• **Exercise objective**:
Filter out everything except lines holding "this".

• **Data lines**:
BEGIN

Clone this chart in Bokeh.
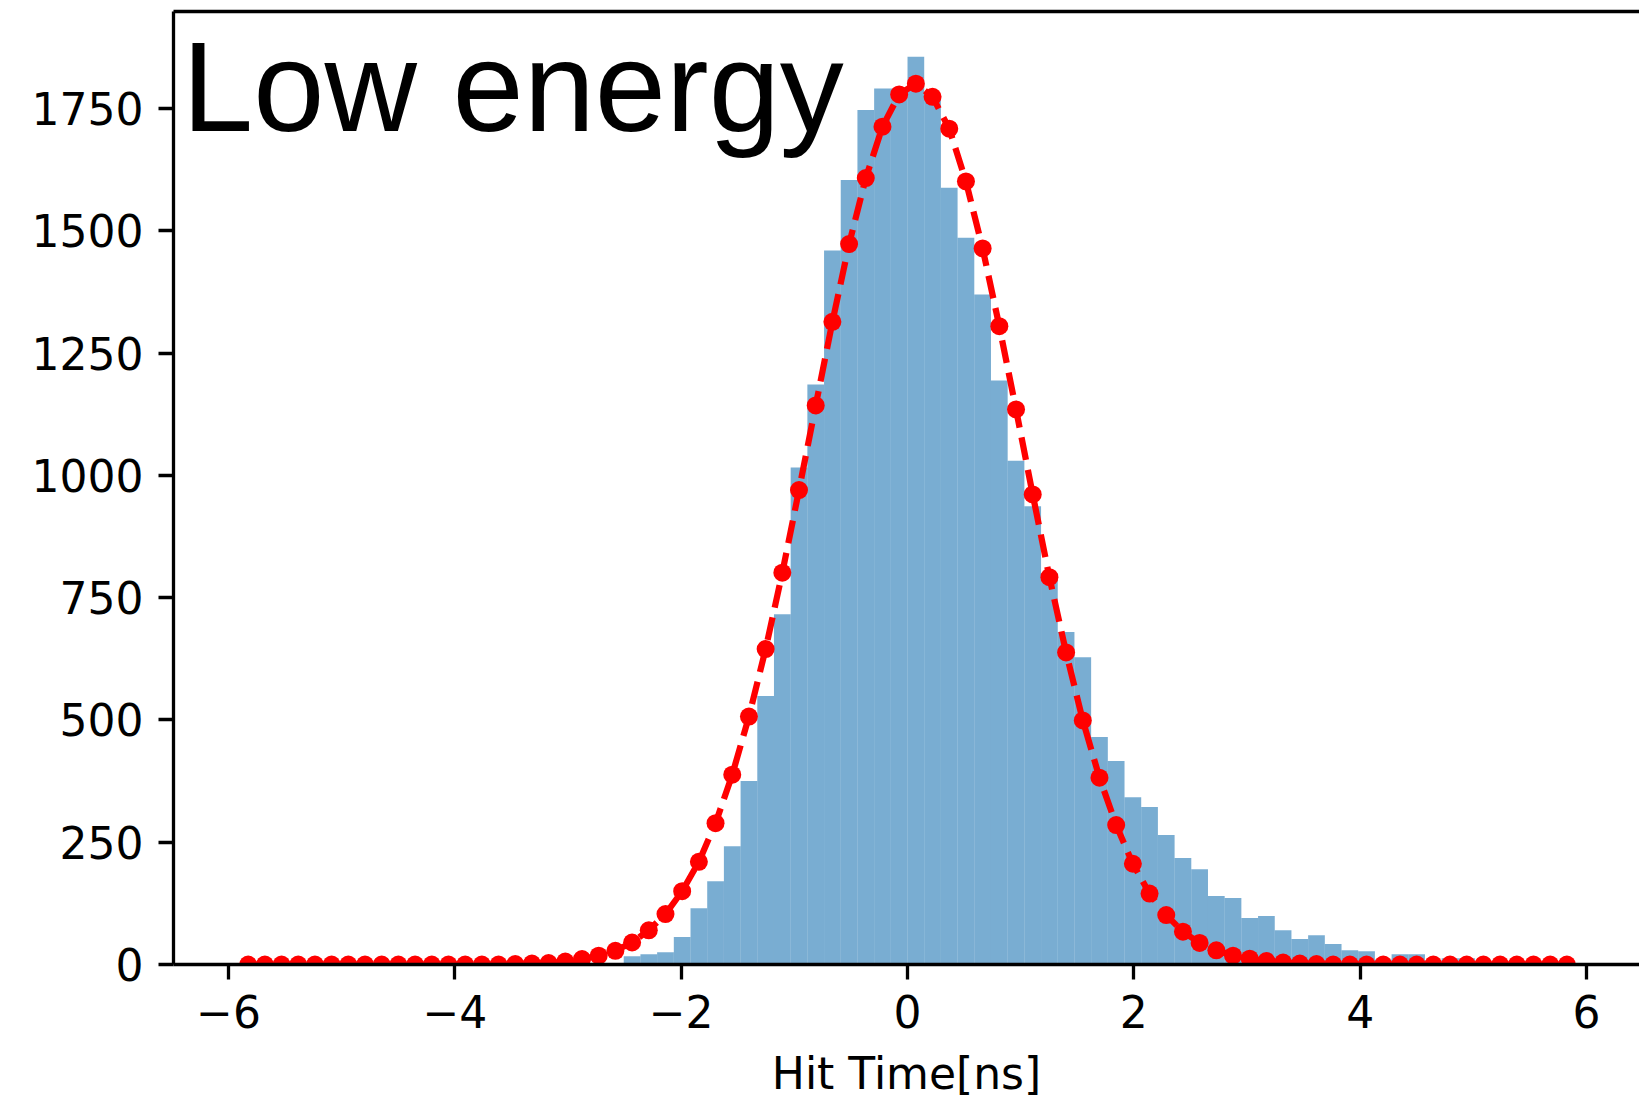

END
BEGIN

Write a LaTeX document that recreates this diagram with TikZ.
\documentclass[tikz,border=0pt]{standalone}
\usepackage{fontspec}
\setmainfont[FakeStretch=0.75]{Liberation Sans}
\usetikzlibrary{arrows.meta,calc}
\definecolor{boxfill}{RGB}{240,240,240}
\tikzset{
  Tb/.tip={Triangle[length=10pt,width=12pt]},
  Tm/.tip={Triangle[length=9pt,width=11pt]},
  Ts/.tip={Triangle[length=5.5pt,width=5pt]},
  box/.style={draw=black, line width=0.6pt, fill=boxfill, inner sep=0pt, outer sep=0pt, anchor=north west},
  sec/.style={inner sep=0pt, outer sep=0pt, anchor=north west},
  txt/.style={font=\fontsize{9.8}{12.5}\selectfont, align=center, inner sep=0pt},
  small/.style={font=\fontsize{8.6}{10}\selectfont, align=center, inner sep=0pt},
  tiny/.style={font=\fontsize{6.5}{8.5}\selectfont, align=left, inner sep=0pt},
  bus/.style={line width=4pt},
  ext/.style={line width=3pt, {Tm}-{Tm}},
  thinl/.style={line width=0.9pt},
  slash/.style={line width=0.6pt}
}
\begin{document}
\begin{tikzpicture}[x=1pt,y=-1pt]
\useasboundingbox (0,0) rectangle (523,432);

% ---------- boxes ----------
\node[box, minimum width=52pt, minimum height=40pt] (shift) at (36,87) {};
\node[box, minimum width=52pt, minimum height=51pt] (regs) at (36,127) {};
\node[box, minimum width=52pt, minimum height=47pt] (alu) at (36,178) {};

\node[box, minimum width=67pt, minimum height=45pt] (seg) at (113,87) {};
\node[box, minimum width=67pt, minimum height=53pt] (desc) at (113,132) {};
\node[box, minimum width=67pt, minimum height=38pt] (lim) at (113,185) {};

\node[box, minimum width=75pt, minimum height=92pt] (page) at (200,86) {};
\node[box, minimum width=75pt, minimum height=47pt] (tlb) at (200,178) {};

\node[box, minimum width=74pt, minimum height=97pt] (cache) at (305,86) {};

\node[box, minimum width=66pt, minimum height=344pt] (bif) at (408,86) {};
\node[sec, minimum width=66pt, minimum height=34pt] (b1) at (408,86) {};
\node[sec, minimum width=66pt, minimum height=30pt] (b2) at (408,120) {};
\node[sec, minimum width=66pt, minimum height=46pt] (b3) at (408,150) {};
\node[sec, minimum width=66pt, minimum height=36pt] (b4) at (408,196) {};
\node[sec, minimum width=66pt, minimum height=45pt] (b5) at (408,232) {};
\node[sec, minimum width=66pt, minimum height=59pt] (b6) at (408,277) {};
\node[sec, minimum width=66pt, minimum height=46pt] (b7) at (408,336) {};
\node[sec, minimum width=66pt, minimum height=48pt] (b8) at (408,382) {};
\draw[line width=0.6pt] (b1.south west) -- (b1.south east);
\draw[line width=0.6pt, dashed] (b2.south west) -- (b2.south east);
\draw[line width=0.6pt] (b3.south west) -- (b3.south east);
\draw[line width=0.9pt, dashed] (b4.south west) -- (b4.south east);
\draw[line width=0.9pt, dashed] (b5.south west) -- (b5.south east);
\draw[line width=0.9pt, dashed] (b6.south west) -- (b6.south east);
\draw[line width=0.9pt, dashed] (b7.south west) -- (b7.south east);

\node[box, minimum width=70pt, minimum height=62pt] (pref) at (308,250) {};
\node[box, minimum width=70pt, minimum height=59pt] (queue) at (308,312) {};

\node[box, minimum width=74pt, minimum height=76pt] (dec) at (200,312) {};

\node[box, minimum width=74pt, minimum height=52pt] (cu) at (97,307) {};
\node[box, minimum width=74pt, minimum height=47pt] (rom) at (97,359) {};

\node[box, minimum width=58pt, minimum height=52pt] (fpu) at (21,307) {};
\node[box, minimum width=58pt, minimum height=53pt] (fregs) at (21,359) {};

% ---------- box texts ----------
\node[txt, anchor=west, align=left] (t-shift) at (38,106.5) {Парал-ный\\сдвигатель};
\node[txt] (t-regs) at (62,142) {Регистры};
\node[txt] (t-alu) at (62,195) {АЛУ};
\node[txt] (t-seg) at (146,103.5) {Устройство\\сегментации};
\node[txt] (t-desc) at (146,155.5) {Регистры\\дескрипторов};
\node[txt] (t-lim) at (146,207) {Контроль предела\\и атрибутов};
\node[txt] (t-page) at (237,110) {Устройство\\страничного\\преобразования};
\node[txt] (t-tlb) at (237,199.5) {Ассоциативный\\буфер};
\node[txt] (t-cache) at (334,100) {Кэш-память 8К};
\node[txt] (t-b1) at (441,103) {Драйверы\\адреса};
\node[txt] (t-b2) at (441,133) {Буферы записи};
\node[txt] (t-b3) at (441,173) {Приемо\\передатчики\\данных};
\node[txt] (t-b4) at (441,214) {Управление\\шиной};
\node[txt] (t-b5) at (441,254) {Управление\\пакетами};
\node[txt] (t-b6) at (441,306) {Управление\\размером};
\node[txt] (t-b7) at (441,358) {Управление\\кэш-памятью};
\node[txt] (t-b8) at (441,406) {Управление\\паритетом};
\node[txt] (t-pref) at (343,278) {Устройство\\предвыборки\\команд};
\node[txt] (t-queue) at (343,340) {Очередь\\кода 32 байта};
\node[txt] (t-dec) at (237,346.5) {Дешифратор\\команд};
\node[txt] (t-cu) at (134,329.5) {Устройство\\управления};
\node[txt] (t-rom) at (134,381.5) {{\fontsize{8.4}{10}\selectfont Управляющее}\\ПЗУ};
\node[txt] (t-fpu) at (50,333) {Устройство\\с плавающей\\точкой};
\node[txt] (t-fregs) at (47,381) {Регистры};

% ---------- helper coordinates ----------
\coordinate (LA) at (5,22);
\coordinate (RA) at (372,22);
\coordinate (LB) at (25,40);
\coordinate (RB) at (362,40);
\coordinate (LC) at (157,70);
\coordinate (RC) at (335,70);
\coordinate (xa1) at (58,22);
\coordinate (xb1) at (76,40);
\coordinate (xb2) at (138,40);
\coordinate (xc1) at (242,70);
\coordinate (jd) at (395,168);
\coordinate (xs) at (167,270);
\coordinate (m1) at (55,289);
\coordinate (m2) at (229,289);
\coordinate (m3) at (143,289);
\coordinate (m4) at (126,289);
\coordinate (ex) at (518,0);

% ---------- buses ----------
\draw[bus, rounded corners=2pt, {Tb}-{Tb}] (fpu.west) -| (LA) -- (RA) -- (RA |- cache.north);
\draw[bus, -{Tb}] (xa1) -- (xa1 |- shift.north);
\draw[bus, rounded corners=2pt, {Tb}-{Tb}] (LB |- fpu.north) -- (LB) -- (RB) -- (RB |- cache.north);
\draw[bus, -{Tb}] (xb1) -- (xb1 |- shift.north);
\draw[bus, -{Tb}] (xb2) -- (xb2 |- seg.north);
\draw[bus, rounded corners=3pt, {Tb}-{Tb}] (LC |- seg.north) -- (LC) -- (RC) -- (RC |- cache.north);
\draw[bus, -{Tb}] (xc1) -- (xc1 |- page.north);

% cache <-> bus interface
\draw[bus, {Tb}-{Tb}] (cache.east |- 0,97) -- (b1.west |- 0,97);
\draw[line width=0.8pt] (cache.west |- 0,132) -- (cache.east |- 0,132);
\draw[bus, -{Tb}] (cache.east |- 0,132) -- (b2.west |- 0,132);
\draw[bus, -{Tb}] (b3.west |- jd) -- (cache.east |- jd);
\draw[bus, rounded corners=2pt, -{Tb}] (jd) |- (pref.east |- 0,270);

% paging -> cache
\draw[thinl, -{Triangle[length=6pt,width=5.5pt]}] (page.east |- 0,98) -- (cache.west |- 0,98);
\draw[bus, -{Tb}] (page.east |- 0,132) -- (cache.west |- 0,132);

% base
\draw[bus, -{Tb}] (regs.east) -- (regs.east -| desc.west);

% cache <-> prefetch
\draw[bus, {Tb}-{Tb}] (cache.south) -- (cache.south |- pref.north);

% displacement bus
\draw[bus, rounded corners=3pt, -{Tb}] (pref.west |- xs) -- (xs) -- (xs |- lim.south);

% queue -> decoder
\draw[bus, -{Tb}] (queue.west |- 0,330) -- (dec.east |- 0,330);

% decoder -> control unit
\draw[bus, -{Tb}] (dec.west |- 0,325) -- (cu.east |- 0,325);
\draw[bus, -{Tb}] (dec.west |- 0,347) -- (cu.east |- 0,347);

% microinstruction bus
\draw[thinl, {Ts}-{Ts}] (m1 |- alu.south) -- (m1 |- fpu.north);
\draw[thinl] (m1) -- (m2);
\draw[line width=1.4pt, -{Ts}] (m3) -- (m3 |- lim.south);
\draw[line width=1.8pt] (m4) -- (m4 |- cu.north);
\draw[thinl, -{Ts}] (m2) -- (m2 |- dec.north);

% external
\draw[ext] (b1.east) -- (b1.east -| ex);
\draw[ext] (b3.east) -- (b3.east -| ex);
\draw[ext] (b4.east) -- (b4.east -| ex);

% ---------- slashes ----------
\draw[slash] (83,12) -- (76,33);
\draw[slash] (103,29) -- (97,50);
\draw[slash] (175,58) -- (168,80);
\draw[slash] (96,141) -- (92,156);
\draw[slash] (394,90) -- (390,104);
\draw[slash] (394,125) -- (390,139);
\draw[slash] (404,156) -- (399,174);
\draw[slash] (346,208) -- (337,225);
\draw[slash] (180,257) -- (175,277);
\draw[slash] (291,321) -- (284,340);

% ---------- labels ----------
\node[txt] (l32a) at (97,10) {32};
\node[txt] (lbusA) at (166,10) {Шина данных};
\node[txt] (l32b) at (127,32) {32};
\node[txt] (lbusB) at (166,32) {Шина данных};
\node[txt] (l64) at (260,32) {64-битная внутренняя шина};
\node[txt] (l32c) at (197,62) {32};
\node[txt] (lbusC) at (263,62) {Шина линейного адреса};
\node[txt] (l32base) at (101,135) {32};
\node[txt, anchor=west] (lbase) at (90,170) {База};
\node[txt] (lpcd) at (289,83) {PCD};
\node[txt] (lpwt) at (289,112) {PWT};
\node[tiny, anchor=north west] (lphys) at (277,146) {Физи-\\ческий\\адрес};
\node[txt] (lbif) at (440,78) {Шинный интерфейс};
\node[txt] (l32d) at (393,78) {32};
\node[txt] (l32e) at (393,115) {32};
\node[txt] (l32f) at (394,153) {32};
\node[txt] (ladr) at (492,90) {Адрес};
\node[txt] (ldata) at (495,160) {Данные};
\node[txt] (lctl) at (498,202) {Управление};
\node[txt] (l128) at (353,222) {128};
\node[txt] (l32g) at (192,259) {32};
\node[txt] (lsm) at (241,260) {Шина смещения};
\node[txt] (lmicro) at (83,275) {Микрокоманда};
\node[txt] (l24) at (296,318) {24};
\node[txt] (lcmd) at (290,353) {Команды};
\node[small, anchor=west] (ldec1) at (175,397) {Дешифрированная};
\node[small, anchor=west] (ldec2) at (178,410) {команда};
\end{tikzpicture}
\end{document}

END

• **Exercise output**:
Clone this chart in Bokeh.
Write a LaTeX document that recreates this diagram with TikZ.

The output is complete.